EDITOR’S NOTE: Kathy Pride is continuing her reporting on health issues that have been covered in the national news media as they relate to ICD-10.
Gender identity disorder (GID) is the formal diagnosis used by healthcare professionals to denote persons who experience significant gender dysphoria (GD). GD is defined by the DSM-V as a condition characterized by the distress that may accompany the incongruence between one’s experienced or expressed gender and one’s assigned gender determined at birth. Individuals with GD experience confusion associated with their biological gender during their childhood, adolescence, and/or adulthood. These individuals also demonstrate clinically significant distress or impairment in social, occupational, or other important areas of functioning.

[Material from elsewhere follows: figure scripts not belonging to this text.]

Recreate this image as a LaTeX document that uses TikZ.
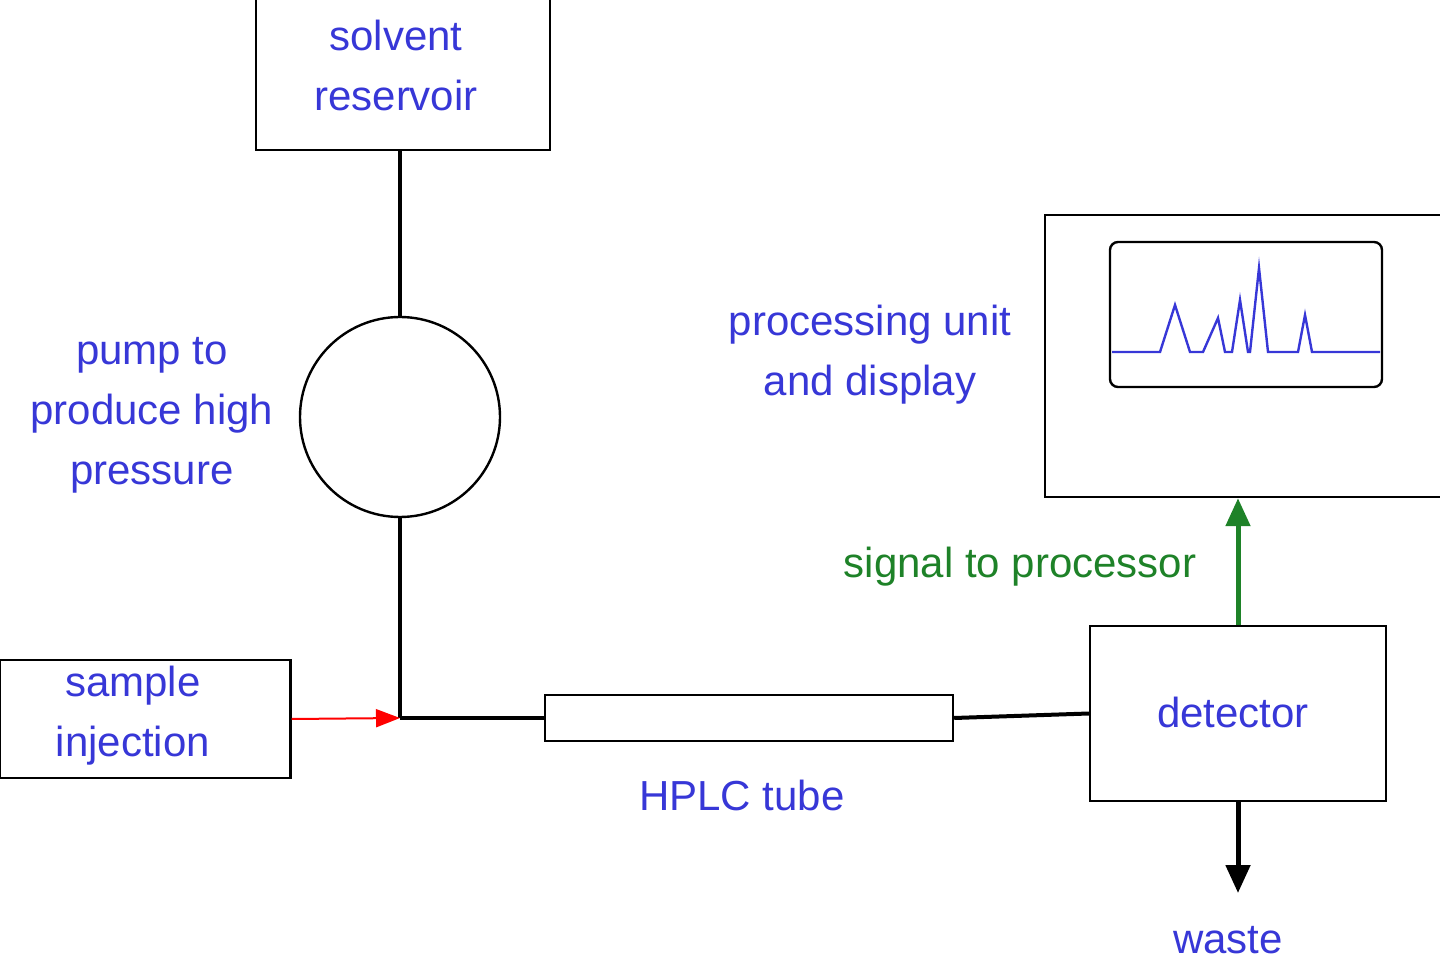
\documentclass[tikz,border=0pt]{standalone}
\usepackage{fontspec}
\setmainfont{Liberation Sans}
\usetikzlibrary{arrows.meta}
\definecolor{txtblue}{RGB}{55,55,215}
\definecolor{sig}{RGB}{30,130,40}
\begin{document}
\begin{tikzpicture}[x=0.5pt,y=-0.5pt,
  box/.style={draw,line width=1.2pt},
  pipe/.style={line width=2pt},
  lbl/.style={text=txtblue,font=\fontsize{21}{30}\selectfont,align=center,inner sep=0pt}]
\useasboundingbox (0,0) rectangle (1440,967);
\draw[box] (256,-2) rectangle (550,150) node[coordinate] (resb) {};
\node[lbl] (res) at (396,65) {solvent\\reservoir};
\coordinate (resbot) at (400,150);
\node[draw,circle,line width=1.2pt,minimum size=100pt,inner sep=0pt] (pump) at (400,417) {};
\coordinate (junc) at (400,718);
\node[draw,line width=1.2pt,minimum width=145.5pt,minimum height=59pt,inner sep=0pt] (inj) at (145,719) {};
\node[lbl] at (133,716) {sample\\injection};
\node[draw,line width=1.2pt,minimum width=204pt,minimum height=23pt,inner sep=0pt] (tube) at (749,718) {};
\node[draw,line width=1.2pt,minimum width=148pt,minimum height=87.5pt,inner sep=0pt] (det) at (1238,713.5) {};
\node[lbl] at (1233,712) {detector};
\node[draw,line width=1.2pt,minimum width=200pt,minimum height=141pt,inner sep=0pt] (proc) at (1245,356) {};
\draw[line width=1.2pt,rounded corners=4pt] (1110,242) rectangle (1382,387);
\draw[txtblue,line width=1.2pt] (1112,352) -- (1160,352) -- (1175,305) -- (1190,352) -- (1203,352) -- (1218,318) -- (1225,352) -- (1232,352) -- (1240,300) -- (1248,352) -- (1250,352) -- (1259,268) -- (1268,352) -- (1298,352) -- (1305,315) -- (1312,352) -- (1380,352);
\draw[pipe] (resbot) -- (pump.north);
\draw[pipe] (pump.south) -- (junc);
\draw[pipe] (junc) -- (tube.west);
\draw[pipe] (tube.east) -- (det.west);
\draw[red,line width=1pt,-{Triangle[length=12pt,width=9pt]}] (inj.east) -- (junc);
\draw[sig,line width=2.5pt,-{Triangle[length=14pt,width=12pt]}] (det.north) -- (proc.south -| det.north);
\coordinate (wst) at (1238,893);
\draw[line width=2.5pt,-{Triangle[length=14pt,width=12pt]}] (det.south) -- (wst);
\node[lbl] at (152,415) {pump to\\produce high\\pressure};
\node[lbl] at (870,355) {processing unit\\and display};
\node[lbl,text=sig] at (1020,567) {signal to processor};
\node[lbl] at (742,795) {HPLC tube};
\node[lbl] at (1228,940) {waste};
\end{tikzpicture}
\end{document}
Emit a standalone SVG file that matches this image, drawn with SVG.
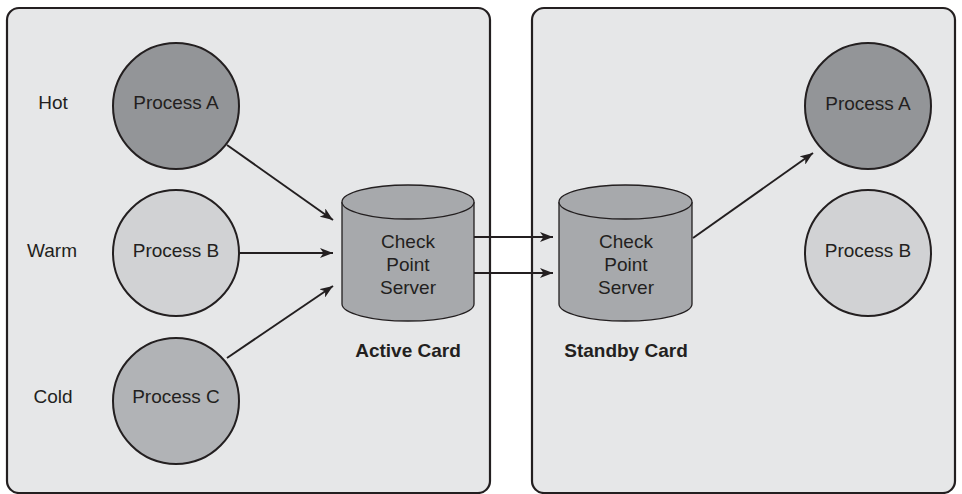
<svg xmlns="http://www.w3.org/2000/svg" width="962" height="494" viewBox="0 0 962 494">
<defs>
<style>
.panel{fill:#e6e7e8;stroke:#231f20;stroke-width:2.2}
.proc{stroke:#231f20;stroke-width:2}
.cyl{fill:#a7a9ac;stroke:#231f20;stroke-width:1.3}
.t{font-family:"Liberation Sans",Arial,sans-serif;font-size:19px;fill:#231f20;text-anchor:middle}
.b{font-weight:bold}
.c{stroke:#231f20;stroke-width:2;fill:none;marker-end:url(#ah)}
</style>
<marker id="ah" viewBox="0 0 13 10" refX="13" refY="5" markerWidth="13" markerHeight="10" markerUnits="userSpaceOnUse" orient="auto">
<path d="M0,0 L13,5 L0,10 L3.5,5 Z" fill="#231f20"/>
</marker>
</defs>
<rect id="active-card" class="panel" x="7" y="8" width="483" height="485" rx="12"/>
<rect id="standby-card" class="panel" x="532" y="8" width="423" height="485" rx="12"/>
<g id="labels">
<text class="t" x="53" y="109">Hot</text>
<text class="t" x="52" y="257">Warm</text>
<text class="t" x="53" y="403">Cold</text>
<text class="t b" x="408" y="357">Active Card</text>
<text class="t b" x="626" y="357">Standby Card</text>
</g>
<g id="connectors">
<line class="c" x1="227" y1="145" x2="333" y2="220"/>
<line class="c" x1="239" y1="253" x2="333" y2="253"/>
<line class="c" x1="227" y1="358" x2="333" y2="286"/>
<line class="c" x1="474" y1="237" x2="553" y2="237"/>
<line class="c" x1="474" y1="273" x2="553" y2="273"/>
<line class="c" x1="693" y1="238" x2="813" y2="153"/>
</g>
<g id="process-a-active">
<circle class="proc" cx="176" cy="106" r="63" fill="#939598"/>
<text class="t" x="176" y="109">Process A</text>
</g>
<g id="process-b-active">
<circle class="proc" cx="176" cy="253" r="63" fill="#d1d2d4"/>
<text class="t" x="176" y="257">Process B</text>
</g>
<g id="process-c-active">
<circle class="proc" cx="176" cy="401" r="63" fill="#b1b3b6"/>
<text class="t" x="176" y="403">Process C</text>
</g>
<g id="cps-active">
<path class="cyl" d="M342,202 L342,304 A66,17 0 0 0 474,304 L474,202"/>
<ellipse class="cyl" cx="408" cy="202" rx="66" ry="17" fill="#e6e7e8"/>
<text class="t" x="408" y="248">Check</text>
<text class="t" x="408" y="271">Point</text>
<text class="t" x="408" y="294">Server</text>
</g>
<g id="cps-standby">
<path class="cyl" d="M559,202 L559,304 A66.5,17 0 0 0 692,304 L692,202"/>
<ellipse class="cyl" cx="625.5" cy="202" rx="66.5" ry="17" fill="#e6e7e8"/>
<text class="t" x="626" y="248">Check</text>
<text class="t" x="626" y="271">Point</text>
<text class="t" x="626" y="294">Server</text>
</g>
<g id="process-a-standby">
<circle class="proc" cx="868" cy="106" r="63" fill="#939598"/>
<text class="t" x="868" y="110">Process A</text>
</g>
<g id="process-b-standby">
<circle class="proc" cx="868" cy="253" r="63" fill="#d1d2d4"/>
<text class="t" x="868" y="257">Process B</text>
</g>
</svg>
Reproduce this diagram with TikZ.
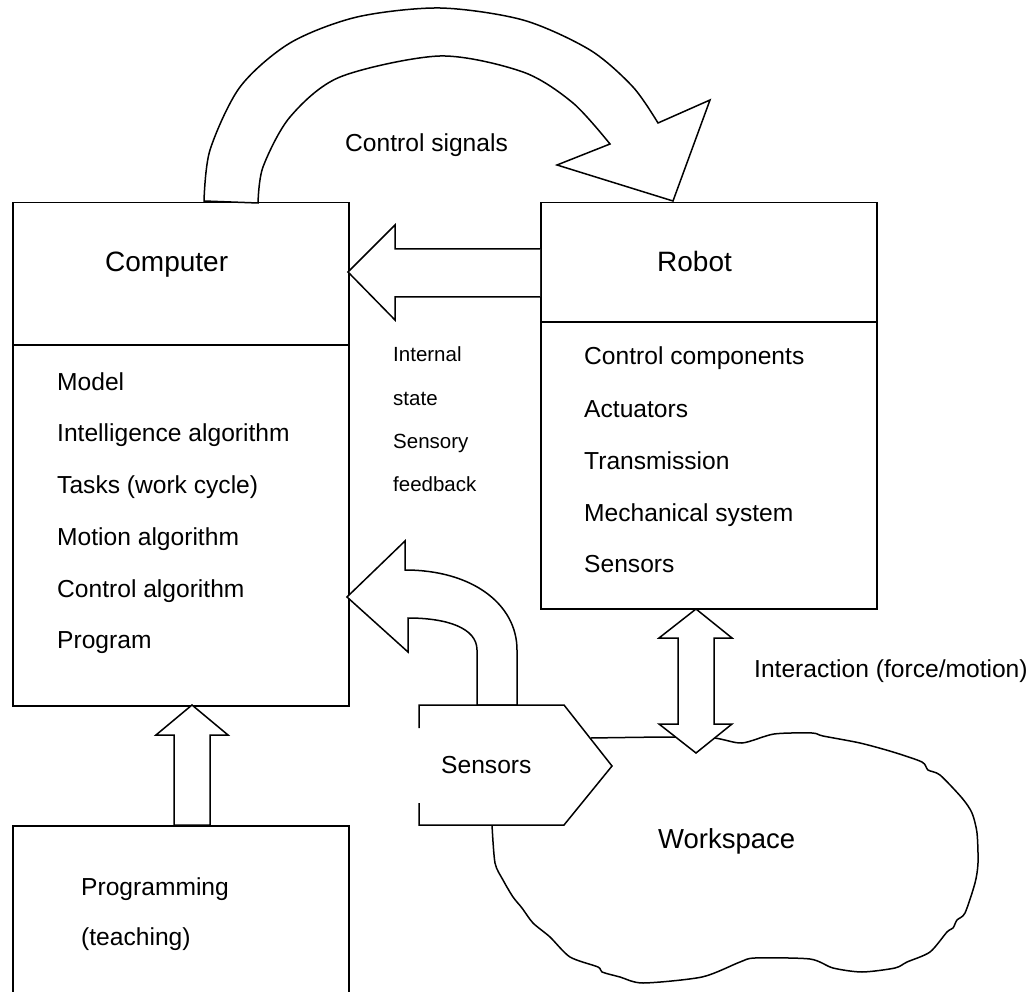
\documentclass[tikz,border=0pt]{standalone}
\usepackage{fontspec}
\setmainfont{Liberation Sans}
\begin{document}
\begin{tikzpicture}[x=1pt,y=-1pt,
  box/.style={draw,line width=1.5pt,minimum width=#1,anchor=north west,inner sep=0pt},
  blk/.style={draw,fill=white,line width=1.5pt,line join=miter},
  ln/.style={line width=1.5pt},
  txt/.style={anchor=base west,inner sep=0pt,font=\fontsize{24.6}{28}\selectfont},
  ttl/.style={anchor=base west,inner sep=0pt,font=\fontsize{28}{32}\selectfont},
  sml/.style={anchor=base west,inner sep=0pt,font=\fontsize{20.5}{24}\selectfont}]
\useasboundingbox (0,0) rectangle (1031,992);

% workspace cloud
\draw[ln,line join=round] plot[smooth,tension=0.45] coordinates {(591,738) (670,737) (714,738) (742,743) (774,734) (812,733) (823,736) (860,743) (893,752) (922,762) (928,770) (940,775) (962,798) (972,813) (977,833) (978,863) (975,883) (965,913) (957,920) (953,928) (947,932) (930,952) (907,962) (895,968) (862,972) (833,968) (810,959) (755,958) (740,962) (702,977) (643,983) (620,977) (602,972) (598,967) (570,957) (550,937) (533,923) (522,908) (513,897) (503,880) (495,863) (492,825)};
\node[ttl,font=\fontsize{27.5}{32}\selectfont] (work) at (658,848) {Workspace};

% boxes
\node[box=336pt,minimum height=503pt] (comp) at (12,202) {};
\node[box=336pt,minimum height=406pt] (robot) at (540,202) {};
\node[box=336pt,minimum height=200pt] (prog) at (12,825) {};
\draw[ln] (12,345) -- (348,345);
\draw[ln] (540,322) -- (876,322);

% top curved arrow: control signals
\draw[blk] plot[smooth] coordinates {(204,201) (210,150) (240,87) (290,43) (357,17) (440,8) (523,20) (590,50) (633,87) (658,123)}
  -- (710,100) -- (673,201) -- (557,165) -- (610,144)
  -- plot[smooth] coordinates {(610,144) (573,103) (523,72) (440,56) (340,77) (290,117) (263,167) (258,203)} -- cycle;

% robot -> computer arrow
\draw[blk] (540,249) -- (395,249) -- (395,225) -- (348,272) -- (395,320) -- (395,297) -- (540,297);

% programming -> computer arrow
\draw[blk] (192,705) -- (228,735) -- (210,735) -- (210,825) -- (174,825) -- (174,735) -- (156,735) -- cycle;

% sensors -> computer curved arrow
\draw[blk] (347,597) -- (405,541) -- (405,570) .. controls (472,570) and (517,604) .. (517,650) -- (517,705)
  -- (477,705) -- (477,650) .. controls (477,628) and (447,618) .. (408,618) -- (408,652) -- cycle;

% sensors shape
\fill[white] (419,705) -- (564,705) -- (612,766) -- (564,825) -- (419,825) -- cycle;
\draw[ln,line join=miter] (419,728) -- (419,705) -- (564,705) -- (612,766) -- (564,825) -- (419,825) -- (419,803);
\node[txt] (sens) at (441,773) {Sensors};

% interaction double arrow
\draw[blk] (696,609) -- (732,638) -- (714,638) -- (714,724) -- (732,724) -- (696,753) -- (659,724) -- (678,724) -- (678,638) -- (659,638) -- cycle;

% texts
\node[ttl] (ctitle) at (105,272) {Computer};
\node[ttl] (rtitle) at (657,272) {Robot};
\node[txt] (c1) at (57,390) {Model};
\node[txt] (c2) at (57,441) {Intelligence algorithm};
\node[txt] (c3) at (57,493) {Tasks (work cycle)};
\node[txt] (c4) at (57,545) {Motion algorithm};
\node[txt] (c5) at (57,597) {Control algorithm};
\node[txt] (c6) at (57,648) {Program};
\node[txt] (r1) at (584,365) {Control components};
\node[txt] (r2) at (584,417) {Actuators};
\node[txt] (r3) at (584,469) {Transmission};
\node[txt] (r4) at (584,521) {Mechanical system};
\node[txt] (r5) at (584,572) {Sensors};
\node[sml] (i1) at (393,362) {Internal};
\node[sml] (i2) at (393,405) {state};
\node[sml] (i3) at (393,448) {Sensory};
\node[sml] (i4) at (393,491) {feedback};
\node[txt] (cs) at (345,152) {Control signals};
\node[txt] (ia) at (754,677) {Interaction (force/motion)};
\node[txt] (p1) at (81,895) {Programming};
\node[txt] (p2) at (81,945) {(teaching)};
\end{tikzpicture}
\end{document}
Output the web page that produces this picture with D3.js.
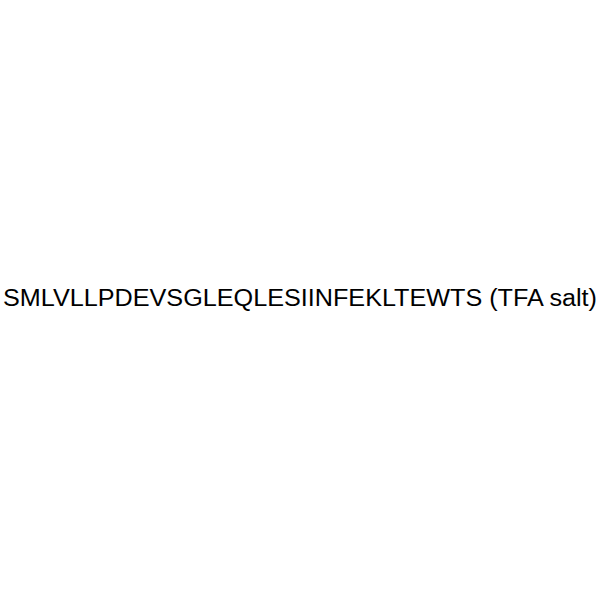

In recent months, GD has been covered by the mainstream media, first with the highly publicized suicide of teenager Taylor Alesana and most recently the revelations of former track and field champion Bruce Jenner in his 20/20 interview with Diane Sawyer. GD is characterized by the desire to have the anatomy of the opposite sex and the desire to be regarded by others as a member of the opposite sex.
Most major insurance, including Medicare, cover gender reassignment surgery under very specific guidelines. Though there are many similarities in the medical policies for gender reassignment surgery among the various major insurance companies, if the provider you work for is providing this service, you will need to find the medical policy specific to your patient’s insurance.